The newspaper headlines revealed that the council has spent £250,000 buying a one-bed flat in Orsett Terrace, Bayswater, and plans to rent it out to a single person earning £30,000 a year for a subsidised rent of £120 per week. On top of that the Conservatives plan to give them a free £2,500 “bonus” – of your money – after five years.
In all, the council plans to spend £7million buying one-bed flats so that it can rent them out to young people earning up to £30,000 a year. The council says it wants to help these people to buy their first home by offering low-rent flats so that they can save for a mortgage.
Anyone can apply. You don’t even have to live in Westminster or be in housing need!
The council reckons that, with a subsidised rent of £120 a week, the lucky few could save around £20,000 after five years and put that money towards a deposit of a flat in Westminster.
Laudable as this might seem, there are no requirements to ensure that the lucky few single people who get these massively subsidised flats save any money at all to build up a mortgage deposit. Nor are there any requirements that they put the free £2,500 bonus from the council towards a mortgage deposit.
And, of course, let’s not forget about the very strong possibility that some people may sub-let their flat at premium rents, a feature of some council and housing association tenancies in Westminster and elsewhere.
To reassure us, Westminster Council says it plans an annual visit to check that the lucky single person still lives in the flat paying the subsidised rent.

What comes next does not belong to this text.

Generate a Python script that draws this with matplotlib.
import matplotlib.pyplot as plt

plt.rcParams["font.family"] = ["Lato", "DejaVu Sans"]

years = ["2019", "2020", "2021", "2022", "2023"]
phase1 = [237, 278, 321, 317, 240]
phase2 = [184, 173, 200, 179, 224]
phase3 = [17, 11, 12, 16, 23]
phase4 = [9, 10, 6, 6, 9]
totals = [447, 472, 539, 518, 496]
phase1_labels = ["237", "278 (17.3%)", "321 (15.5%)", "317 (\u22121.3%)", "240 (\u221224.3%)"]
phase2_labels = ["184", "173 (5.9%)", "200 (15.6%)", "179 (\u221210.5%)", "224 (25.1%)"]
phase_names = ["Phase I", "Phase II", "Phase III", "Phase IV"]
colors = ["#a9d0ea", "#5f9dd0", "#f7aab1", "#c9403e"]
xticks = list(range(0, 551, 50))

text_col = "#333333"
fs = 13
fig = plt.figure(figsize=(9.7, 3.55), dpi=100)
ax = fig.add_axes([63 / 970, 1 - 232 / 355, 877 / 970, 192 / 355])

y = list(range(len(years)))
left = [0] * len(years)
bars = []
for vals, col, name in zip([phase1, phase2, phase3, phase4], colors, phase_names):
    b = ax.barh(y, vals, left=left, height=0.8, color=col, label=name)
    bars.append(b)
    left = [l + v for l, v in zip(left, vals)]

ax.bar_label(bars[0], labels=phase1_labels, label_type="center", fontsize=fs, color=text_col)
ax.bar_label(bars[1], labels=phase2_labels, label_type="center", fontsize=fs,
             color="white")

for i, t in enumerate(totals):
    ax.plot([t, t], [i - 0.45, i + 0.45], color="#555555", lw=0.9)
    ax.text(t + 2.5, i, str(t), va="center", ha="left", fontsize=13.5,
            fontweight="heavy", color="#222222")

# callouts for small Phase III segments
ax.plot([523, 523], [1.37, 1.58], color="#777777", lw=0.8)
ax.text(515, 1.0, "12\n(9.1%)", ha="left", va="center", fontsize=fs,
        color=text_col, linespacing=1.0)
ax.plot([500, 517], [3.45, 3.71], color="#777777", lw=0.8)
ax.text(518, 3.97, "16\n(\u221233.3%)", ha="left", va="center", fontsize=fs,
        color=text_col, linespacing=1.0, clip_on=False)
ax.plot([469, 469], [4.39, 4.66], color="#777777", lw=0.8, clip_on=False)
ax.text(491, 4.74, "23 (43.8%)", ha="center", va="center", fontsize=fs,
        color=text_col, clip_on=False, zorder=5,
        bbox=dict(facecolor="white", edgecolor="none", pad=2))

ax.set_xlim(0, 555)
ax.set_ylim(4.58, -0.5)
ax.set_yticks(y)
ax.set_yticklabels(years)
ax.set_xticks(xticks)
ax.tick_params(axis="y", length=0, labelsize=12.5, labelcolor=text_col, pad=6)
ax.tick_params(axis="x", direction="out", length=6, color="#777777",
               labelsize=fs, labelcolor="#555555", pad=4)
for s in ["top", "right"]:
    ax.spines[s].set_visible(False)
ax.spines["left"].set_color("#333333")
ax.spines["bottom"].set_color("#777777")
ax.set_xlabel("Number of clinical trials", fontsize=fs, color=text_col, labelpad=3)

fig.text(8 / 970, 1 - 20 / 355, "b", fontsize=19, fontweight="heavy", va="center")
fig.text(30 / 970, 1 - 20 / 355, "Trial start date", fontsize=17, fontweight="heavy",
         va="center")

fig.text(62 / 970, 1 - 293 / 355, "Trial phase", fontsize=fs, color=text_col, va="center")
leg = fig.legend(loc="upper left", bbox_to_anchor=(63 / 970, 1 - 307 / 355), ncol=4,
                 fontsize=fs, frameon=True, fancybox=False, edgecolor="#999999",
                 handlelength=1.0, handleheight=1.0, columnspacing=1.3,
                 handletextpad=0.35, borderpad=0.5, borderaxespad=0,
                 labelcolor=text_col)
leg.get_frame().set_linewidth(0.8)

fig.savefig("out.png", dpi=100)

It is so touching how trusting – and gullible – the Conservatives can be! But the real failure of this crazy housing plan is the impact that it will have on people in real housing need.
There is a massive need for the council to acquire more family-sized accommodation, rather than one-bed flats.
Families are in the greatest need and, surely, at a time of financial pressure, families should have priority?
Labour councillors regularly deal with families in the most shocking overcrowded conditions and are regularly told by council staff that there is nothing that can be done for them in Westminster.
People in dire housing need are told that the only option for them is temporary accommodation miles away in east London, far from friends, work, schools and family.
Yet, the very same Conservative council is now spending millions of pounds of public money buying expensive one-bed flats in Westminster to house people who have very little contact with Westminster, other than (alongside over a million others) they happen to work in Westminster.
Has the world gone mad? Or is it the Conservatives, with their warped priorities, who are at fault here?